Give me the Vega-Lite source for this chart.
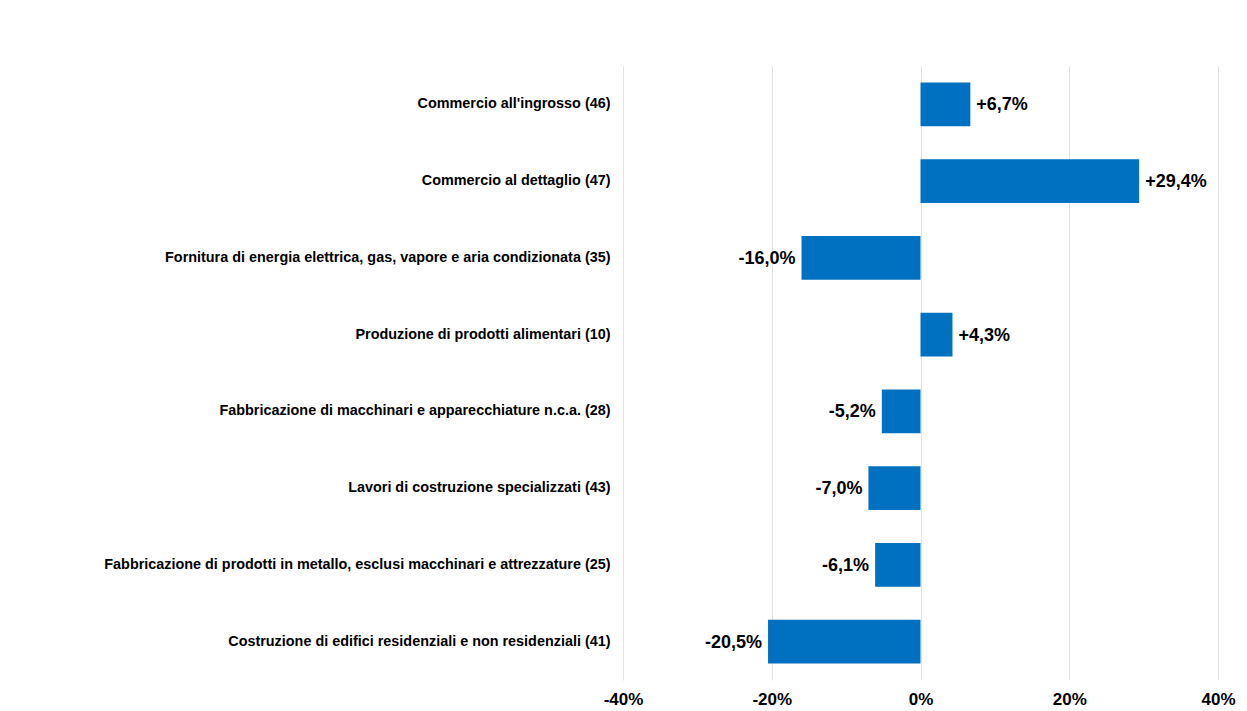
{
  "$schema": "https://vega.github.io/schema/vega-lite/v6.json",
  "width": 595,
  "height": 614,
  "autosize": {"type": "none"},
  "padding": {"left": 623, "top": 66, "right": 29, "bottom": 31},
  "background": "white",
  "config": {"view": {"stroke": null}, "font": "Liberation Sans"},
  "data": {
    "values": [
      {"settore": "Commercio all'ingrosso (46)", "var": 6.7, "label": "+6,7%"},
      {"settore": "Commercio al dettaglio (47)", "var": 29.4, "label": "+29,4%"},
      {"settore": "Fornitura di energia elettrica, gas, vapore e aria condizionata (35)", "var": -16.0, "label": "-16,0%"},
      {"settore": "Produzione di prodotti alimentari (10)", "var": 4.3, "label": "+4,3%"},
      {"settore": "Fabbricazione di macchinari e apparecchiature n.c.a. (28)", "var": -5.2, "label": "-5,2%"},
      {"settore": "Lavori di costruzione specializzati (43)", "var": -7.0, "label": "-7,0%"},
      {"settore": "Fabbricazione di prodotti in metallo, esclusi macchinari e attrezzature (25)", "var": -6.1, "label": "-6,1%"},
      {"settore": "Costruzione di edifici residenziali e non residenziali (41)", "var": -20.5, "label": "-20,5%"}
    ]
  },
  "encoding": {
    "y": {
      "field": "settore",
      "type": "nominal",
      "sort": null,
      "scale": {"paddingInner": 0.43, "paddingOuter": 0.215},
      "axis": {
        "title": null,
        "domain": false,
        "ticks": false,
        "labelPadding": 13,
        "labelFont": "Liberation Sans",
        "labelFontWeight": "bold",
        "labelFontSize": 14.4,
        "labelColor": "#000000",
        "labelLimit": 600
      }
    },
    "x": {
      "field": "var",
      "type": "quantitative",
      "scale": {"domain": [-40, 40]},
      "axis": {
        "title": null,
        "values": [-40, -20, 0, 20, 40],
        "labelExpr": "datum.value + '%'",
        "domain": false,
        "ticks": false,
        "grid": true,
        "gridColor": "#e3e3e3",
        "gridWidth": 1,
        "labelPadding": 11,
        "labelFont": "Liberation Sans",
        "labelFontWeight": "bold",
        "labelFontSize": 17,
        "labelColor": "#000000",
        "labelFlush": false
      }
    }
  },
  "layer": [
    {"mark": {"type": "bar", "color": "#0070C0"}},
    {
      "transform": [{"filter": "datum.var >= 0"}],
      "mark": {"type": "text", "align": "left", "baseline": "middle", "dx": 6, "dy": 1, "fontSize": 18, "fontWeight": "bold", "color": "#000000", "font": "Liberation Sans"},
      "encoding": {"text": {"field": "label"}}
    },
    {
      "transform": [{"filter": "datum.var < 0"}],
      "mark": {"type": "text", "align": "right", "baseline": "middle", "dx": -6, "dy": 1, "fontSize": 18, "fontWeight": "bold", "color": "#000000", "font": "Liberation Sans"},
      "encoding": {"text": {"field": "label"}}
    }
  ]
}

◆ Given task ◆
Omitting all images, print the listing exactly.

◆ Full answer ◆
Give me the Vega-Lite source for this chart.
{
  "$schema": "https://vega.github.io/schema/vega-lite/v6.json",
  "width": 595,
  "height": 614,
  "autosize": {"type": "none"},
  "padding": {"left": 623, "top": 66, "right": 29, "bottom": 31},
  "background": "white",
  "config": {"view": {"stroke": null}, "font": "Liberation Sans"},
  "data": {
    "values": [
      {"settore": "Commercio all'ingrosso (46)", "var": 6.7, "label": "+6,7%"},
      {"settore": "Commercio al dettaglio (47)", "var": 29.4, "label": "+29,4%"},
      {"settore": "Fornitura di energia elettrica, gas, vapore e aria condizionata (35)", "var": -16.0, "label": "-16,0%"},
      {"settore": "Produzione di prodotti alimentari (10)", "var": 4.3, "label": "+4,3%"},
      {"settore": "Fabbricazione di macchinari e apparecchiature n.c.a. (28)", "var": -5.2, "label": "-5,2%"},
      {"settore": "Lavori di costruzione specializzati (43)", "var": -7.0, "label": "-7,0%"},
      {"settore": "Fabbricazione di prodotti in metallo, esclusi macchinari e attrezzature (25)", "var": -6.1, "label": "-6,1%"},
      {"settore": "Costruzione di edifici residenziali e non residenziali (41)", "var": -20.5, "label": "-20,5%"}
    ]
  },
  "encoding": {
    "y": {
      "field": "settore",
      "type": "nominal",
      "sort": null,
      "scale": {"paddingInner": 0.43, "paddingOuter": 0.215},
      "axis": {
        "title": null,
        "domain": false,
        "ticks": false,
        "labelPadding": 13,
        "labelFont": "Liberation Sans",
        "labelFontWeight": "bold",
        "labelFontSize": 14.4,
        "labelColor": "#000000",
        "labelLimit": 600
      }
    },
    "x": {
      "field": "var",
      "type": "quantitative",
      "scale": {"domain": [-40, 40]},
      "axis": {
        "title": null,
        "values": [-40, -20, 0, 20, 40],
        "labelExpr": "datum.value + '%'",
        "domain": false,
        "ticks": false,
        "grid": true,
        "gridColor": "#e3e3e3",
        "gridWidth": 1,
        "labelPadding": 11,
        "labelFont": "Liberation Sans",
        "labelFontWeight": "bold",
        "labelFontSize": 17,
        "labelColor": "#000000",
        "labelFlush": false
      }
    }
  },
  "layer": [
    {"mark": {"type": "bar", "color": "#0070C0"}},
    {
      "transform": [{"filter": "datum.var >= 0"}],
      "mark": {"type": "text", "align": "left", "baseline": "middle", "dx": 6, "dy": 1, "fontSize": 18, "fontWeight": "bold", "color": "#000000", "font": "Liberation Sans"},
      "encoding": {"text": {"field": "label"}}
    },
    {
      "transform": [{"filter": "datum.var < 0"}],
      "mark": {"type": "text", "align": "right", "baseline": "middle", "dx": -6, "dy": 1, "fontSize": 18, "fontWeight": "bold", "color": "#000000", "font": "Liberation Sans"},
      "encoding": {"text": {"field": "label"}}
    }
  ]
}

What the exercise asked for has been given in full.